* begin Source material *

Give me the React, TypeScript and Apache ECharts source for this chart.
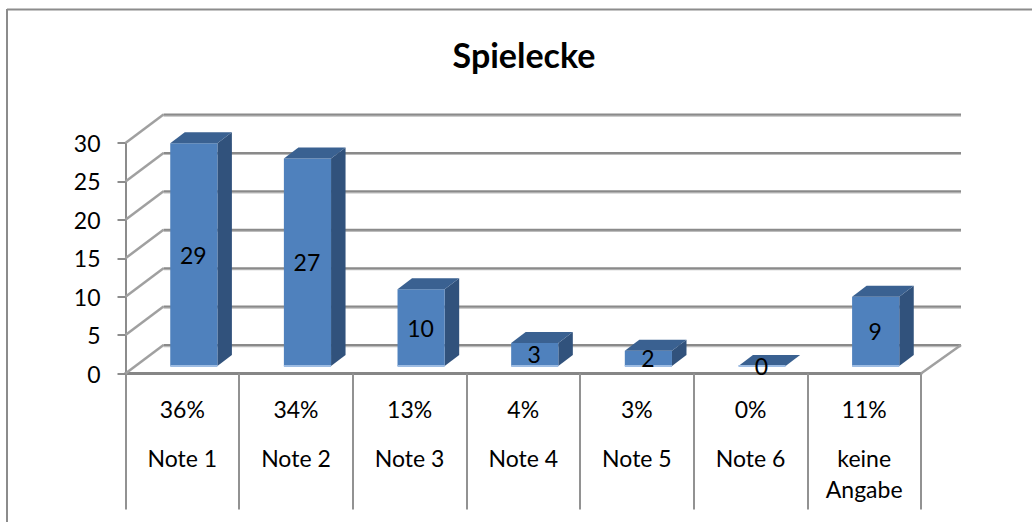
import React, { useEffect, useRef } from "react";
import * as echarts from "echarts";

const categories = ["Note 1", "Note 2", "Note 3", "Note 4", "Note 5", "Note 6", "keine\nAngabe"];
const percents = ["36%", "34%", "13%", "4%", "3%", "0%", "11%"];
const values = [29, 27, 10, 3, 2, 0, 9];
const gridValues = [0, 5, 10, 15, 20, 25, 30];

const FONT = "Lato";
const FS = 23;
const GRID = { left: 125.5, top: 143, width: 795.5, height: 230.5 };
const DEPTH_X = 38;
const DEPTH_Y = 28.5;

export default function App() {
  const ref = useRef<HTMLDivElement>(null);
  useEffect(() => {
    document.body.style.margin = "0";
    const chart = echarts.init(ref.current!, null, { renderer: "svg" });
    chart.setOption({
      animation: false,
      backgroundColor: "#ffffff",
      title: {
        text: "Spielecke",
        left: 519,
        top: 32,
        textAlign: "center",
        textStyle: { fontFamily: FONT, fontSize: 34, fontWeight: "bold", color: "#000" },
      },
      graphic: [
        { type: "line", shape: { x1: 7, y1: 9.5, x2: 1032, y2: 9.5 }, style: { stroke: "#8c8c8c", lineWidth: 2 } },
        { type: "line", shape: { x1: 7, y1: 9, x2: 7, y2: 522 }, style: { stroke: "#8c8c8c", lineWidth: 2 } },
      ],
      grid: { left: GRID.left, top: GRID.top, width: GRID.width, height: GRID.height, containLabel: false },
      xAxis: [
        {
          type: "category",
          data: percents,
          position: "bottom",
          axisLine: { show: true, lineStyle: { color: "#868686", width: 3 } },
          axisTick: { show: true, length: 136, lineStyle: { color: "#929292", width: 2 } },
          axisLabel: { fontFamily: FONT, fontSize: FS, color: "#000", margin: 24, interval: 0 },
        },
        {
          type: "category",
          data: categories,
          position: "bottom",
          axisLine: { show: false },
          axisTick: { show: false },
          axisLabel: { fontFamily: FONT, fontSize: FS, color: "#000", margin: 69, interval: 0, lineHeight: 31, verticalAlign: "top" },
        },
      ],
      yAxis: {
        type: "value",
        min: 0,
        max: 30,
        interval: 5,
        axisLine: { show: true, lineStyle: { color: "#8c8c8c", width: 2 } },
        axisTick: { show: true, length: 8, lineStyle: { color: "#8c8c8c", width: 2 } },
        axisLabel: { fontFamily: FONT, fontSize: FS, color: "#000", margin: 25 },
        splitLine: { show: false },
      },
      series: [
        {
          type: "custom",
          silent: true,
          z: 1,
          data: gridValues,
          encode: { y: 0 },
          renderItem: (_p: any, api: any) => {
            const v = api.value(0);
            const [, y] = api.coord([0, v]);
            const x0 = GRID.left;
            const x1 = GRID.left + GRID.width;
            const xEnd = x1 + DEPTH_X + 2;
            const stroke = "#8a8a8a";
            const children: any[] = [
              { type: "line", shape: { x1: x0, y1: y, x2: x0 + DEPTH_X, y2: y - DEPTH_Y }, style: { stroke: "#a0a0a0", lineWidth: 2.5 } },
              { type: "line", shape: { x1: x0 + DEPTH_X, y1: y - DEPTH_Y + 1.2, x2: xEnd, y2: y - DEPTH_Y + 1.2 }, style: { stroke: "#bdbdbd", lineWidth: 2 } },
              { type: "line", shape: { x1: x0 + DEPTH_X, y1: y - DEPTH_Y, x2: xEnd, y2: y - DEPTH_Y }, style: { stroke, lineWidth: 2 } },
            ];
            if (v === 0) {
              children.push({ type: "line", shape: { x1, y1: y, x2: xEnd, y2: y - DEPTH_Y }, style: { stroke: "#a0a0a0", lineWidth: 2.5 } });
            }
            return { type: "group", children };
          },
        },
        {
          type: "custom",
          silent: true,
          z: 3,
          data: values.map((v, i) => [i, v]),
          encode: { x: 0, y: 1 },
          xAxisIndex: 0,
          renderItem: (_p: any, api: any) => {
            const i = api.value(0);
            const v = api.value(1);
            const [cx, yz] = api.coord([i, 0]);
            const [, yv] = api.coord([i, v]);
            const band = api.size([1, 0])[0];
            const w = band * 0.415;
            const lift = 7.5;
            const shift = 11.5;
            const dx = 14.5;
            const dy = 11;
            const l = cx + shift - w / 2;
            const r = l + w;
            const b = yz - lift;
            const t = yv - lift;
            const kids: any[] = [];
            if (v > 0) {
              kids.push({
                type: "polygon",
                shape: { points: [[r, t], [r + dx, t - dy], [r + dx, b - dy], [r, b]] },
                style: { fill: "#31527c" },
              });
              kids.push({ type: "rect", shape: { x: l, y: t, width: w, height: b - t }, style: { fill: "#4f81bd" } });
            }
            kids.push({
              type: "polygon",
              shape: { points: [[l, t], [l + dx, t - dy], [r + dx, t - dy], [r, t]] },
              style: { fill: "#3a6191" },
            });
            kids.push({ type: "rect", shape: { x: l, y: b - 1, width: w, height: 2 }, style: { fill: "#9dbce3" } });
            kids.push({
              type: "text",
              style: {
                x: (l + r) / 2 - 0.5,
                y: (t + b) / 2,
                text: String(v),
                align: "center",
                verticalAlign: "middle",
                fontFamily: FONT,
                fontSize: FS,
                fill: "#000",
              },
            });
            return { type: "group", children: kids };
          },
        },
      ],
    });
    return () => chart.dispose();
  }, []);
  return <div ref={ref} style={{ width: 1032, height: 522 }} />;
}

* end Source material *

Transcribe the full listing character for character. Pictures are excluded.

Full output:
Give me the React, TypeScript and Apache ECharts source for this chart.
import React, { useEffect, useRef } from "react";
import * as echarts from "echarts";

const categories = ["Note 1", "Note 2", "Note 3", "Note 4", "Note 5", "Note 6", "keine\nAngabe"];
const percents = ["36%", "34%", "13%", "4%", "3%", "0%", "11%"];
const values = [29, 27, 10, 3, 2, 0, 9];
const gridValues = [0, 5, 10, 15, 20, 25, 30];

const FONT = "Lato";
const FS = 23;
const GRID = { left: 125.5, top: 143, width: 795.5, height: 230.5 };
const DEPTH_X = 38;
const DEPTH_Y = 28.5;

export default function App() {
  const ref = useRef<HTMLDivElement>(null);
  useEffect(() => {
    document.body.style.margin = "0";
    const chart = echarts.init(ref.current!, null, { renderer: "svg" });
    chart.setOption({
      animation: false,
      backgroundColor: "#ffffff",
      title: {
        text: "Spielecke",
        left: 519,
        top: 32,
        textAlign: "center",
        textStyle: { fontFamily: FONT, fontSize: 34, fontWeight: "bold", color: "#000" },
      },
      graphic: [
        { type: "line", shape: { x1: 7, y1: 9.5, x2: 1032, y2: 9.5 }, style: { stroke: "#8c8c8c", lineWidth: 2 } },
        { type: "line", shape: { x1: 7, y1: 9, x2: 7, y2: 522 }, style: { stroke: "#8c8c8c", lineWidth: 2 } },
      ],
      grid: { left: GRID.left, top: GRID.top, width: GRID.width, height: GRID.height, containLabel: false },
      xAxis: [
        {
          type: "category",
          data: percents,
          position: "bottom",
          axisLine: { show: true, lineStyle: { color: "#868686", width: 3 } },
          axisTick: { show: true, length: 136, lineStyle: { color: "#929292", width: 2 } },
          axisLabel: { fontFamily: FONT, fontSize: FS, color: "#000", margin: 24, interval: 0 },
        },
        {
          type: "category",
          data: categories,
          position: "bottom",
          axisLine: { show: false },
          axisTick: { show: false },
          axisLabel: { fontFamily: FONT, fontSize: FS, color: "#000", margin: 69, interval: 0, lineHeight: 31, verticalAlign: "top" },
        },
      ],
      yAxis: {
        type: "value",
        min: 0,
        max: 30,
        interval: 5,
        axisLine: { show: true, lineStyle: { color: "#8c8c8c", width: 2 } },
        axisTick: { show: true, length: 8, lineStyle: { color: "#8c8c8c", width: 2 } },
        axisLabel: { fontFamily: FONT, fontSize: FS, color: "#000", margin: 25 },
        splitLine: { show: false },
      },
      series: [
        {
          type: "custom",
          silent: true,
          z: 1,
          data: gridValues,
          encode: { y: 0 },
          renderItem: (_p: any, api: any) => {
            const v = api.value(0);
            const [, y] = api.coord([0, v]);
            const x0 = GRID.left;
            const x1 = GRID.left + GRID.width;
            const xEnd = x1 + DEPTH_X + 2;
            const stroke = "#8a8a8a";
            const children: any[] = [
              { type: "line", shape: { x1: x0, y1: y, x2: x0 + DEPTH_X, y2: y - DEPTH_Y }, style: { stroke: "#a0a0a0", lineWidth: 2.5 } },
              { type: "line", shape: { x1: x0 + DEPTH_X, y1: y - DEPTH_Y + 1.2, x2: xEnd, y2: y - DEPTH_Y + 1.2 }, style: { stroke: "#bdbdbd", lineWidth: 2 } },
              { type: "line", shape: { x1: x0 + DEPTH_X, y1: y - DEPTH_Y, x2: xEnd, y2: y - DEPTH_Y }, style: { stroke, lineWidth: 2 } },
            ];
            if (v === 0) {
              children.push({ type: "line", shape: { x1, y1: y, x2: xEnd, y2: y - DEPTH_Y }, style: { stroke: "#a0a0a0", lineWidth: 2.5 } });
            }
            return { type: "group", children };
          },
        },
        {
          type: "custom",
          silent: true,
          z: 3,
          data: values.map((v, i) => [i, v]),
          encode: { x: 0, y: 1 },
          xAxisIndex: 0,
          renderItem: (_p: any, api: any) => {
            const i = api.value(0);
            const v = api.value(1);
            const [cx, yz] = api.coord([i, 0]);
            const [, yv] = api.coord([i, v]);
            const band = api.size([1, 0])[0];
            const w = band * 0.415;
            const lift = 7.5;
            const shift = 11.5;
            const dx = 14.5;
            const dy = 11;
            const l = cx + shift - w / 2;
            const r = l + w;
            const b = yz - lift;
            const t = yv - lift;
            const kids: any[] = [];
            if (v > 0) {
              kids.push({
                type: "polygon",
                shape: { points: [[r, t], [r + dx, t - dy], [r + dx, b - dy], [r, b]] },
                style: { fill: "#31527c" },
              });
              kids.push({ type: "rect", shape: { x: l, y: t, width: w, height: b - t }, style: { fill: "#4f81bd" } });
            }
            kids.push({
              type: "polygon",
              shape: { points: [[l, t], [l + dx, t - dy], [r + dx, t - dy], [r, t]] },
              style: { fill: "#3a6191" },
            });
            kids.push({ type: "rect", shape: { x: l, y: b - 1, width: w, height: 2 }, style: { fill: "#9dbce3" } });
            kids.push({
              type: "text",
              style: {
                x: (l + r) / 2 - 0.5,
                y: (t + b) / 2,
                text: String(v),
                align: "center",
                verticalAlign: "middle",
                fontFamily: FONT,
                fontSize: FS,
                fill: "#000",
              },
            });
            return { type: "group", children: kids };
          },
        },
      ],
    });
    return () => chart.dispose();
  }, []);
  return <div ref={ref} style={{ width: 1032, height: 522 }} />;
}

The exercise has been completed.